Different growth mechanisms of vertical carbon nanotubes by rf- or dc-plasma enhanced chemical vapor deposition at low temperature

Vertically aligned carbon nanotubes (CNTs) were synthesized using FeNi or Fe sputtered catalyst layers on glass substrates by radio frequency or direct current plasma enhanced chemical vapor deposition (rf- or dc-PECVD). This article compared the growth mechanisms of CNTs synthesized by rf- and dc-PECVD, based on gas flow rate, plasma power, and catalysts. Tip growth CNTs were produced at 180 °C, 10 SCCM (SCCM denotes cubic centimeter per minute at STP) CH₄, and 30 W by rf-PECVD using 8 or 4 nm FeNi or 4 nm Fe island films sputtered onto glass substrates.

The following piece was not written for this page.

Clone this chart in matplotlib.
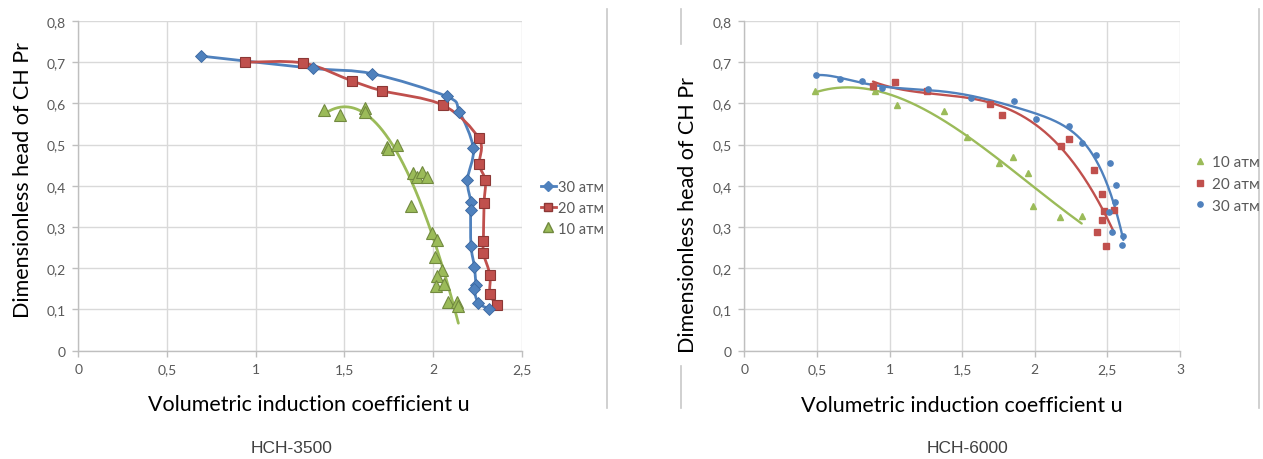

CNTs could not grow using dc-PECVD under the same deposition conditions; tip growth of CNTs occurred at 180 °C, 15 SCCM CH₄, and 50 W using dc-PECVD with sputtered FeNi island catalysts on increasing the plasma power and CH₄ flow rate. This article explained why rf-PECVD provided more efficient decomposition of gas molecules than dc-PECVD by plasma theory. The major difference between rf- and dc-PECVD was the higher concentration of reactive radicals in the former. However, in dc-PECVD, the CNT growth was well aligned vertically. FeNi thin film catalysts exhibited higher activity and better wetting ability than the Fe island thin film catalysts.